A reference genome library

By Shaun Bushman, USDA-ARS

Much like a library contains books of different types and tons of information, a ‘reference genome’ is a library of all the sequences in that genome.  In plant genomes, there are tens of thousands of expressed genes, sequence motifs that pinpoint telomeres and centromeres, large swaths of repeat regions, and other pieces of DNA that do not code proteins but tend to affect gene function.  The recent improvements in DNA sequencing have allowed us to sequence the genome of hard fescue (Festuca brevipila).  It is a hexaploid with three diploid subgenomes, and each of those carries a full complement of genes necessary for plant function.  This three-fold redundancy likely contributes to hard fescue’s growth and adaptation.  By sequencing its full genome, we now have a reference library of the redundant genes and other DNA regions that contribute to that growth and function.

Grass plants evenly spaced in research plots
Hard fescue research plots at the University of Minnesota. Photo by Gary Deters.

Sequencing a genome is a complicated matter in grasses.  Their genome size, the redundancy mentioned above, and even their heterozygosity combine to make it a challenge to piece together individual sequence reads into chromosome-sized pieces.  However, new algorithms and sequencing methods from PacBio and others have helped tremendously in this process.  We sequence millions of individual pieces of DNA, each 15-20,000 nucleotides in length, then stitch them together into large scaffolds that approximate chromosomes.  By all comparisons done thus far, we have over 95% of all the genes accounted for in our hard fescue reference library.

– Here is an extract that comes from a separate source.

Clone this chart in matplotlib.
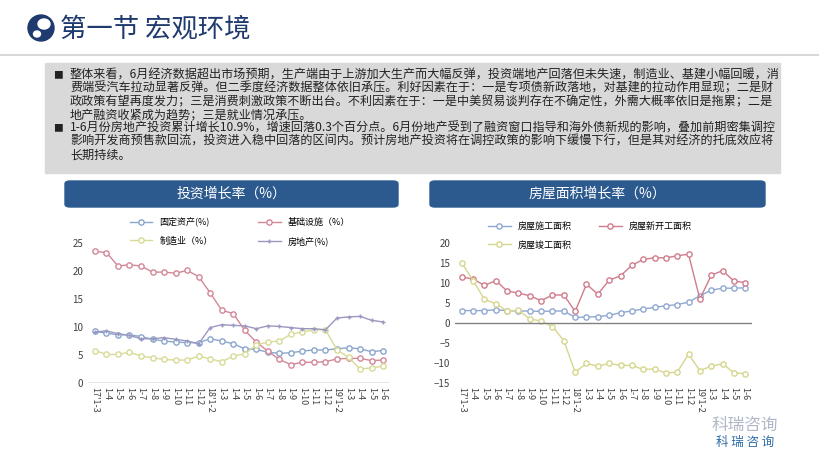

With a reference library in hand, what can be done better? First of all, sorting out the three versions of any given gene, from the three diploid subgenomes, is critical.  Imagine finding a gene that helps to confer resistance to a disease, only to realize that there are three versions and you do not know which may be affecting your trait.  By knowing their respective locations, and the small sequence differences between them, we can tease out that knowledge.  That was nearly impossible before the advent of a reference genome.  The location of genes, the differences between genes, and the regulation of those genes are all part of the reference.  It is the first step in finding associations between gene mutations and traits that we care about.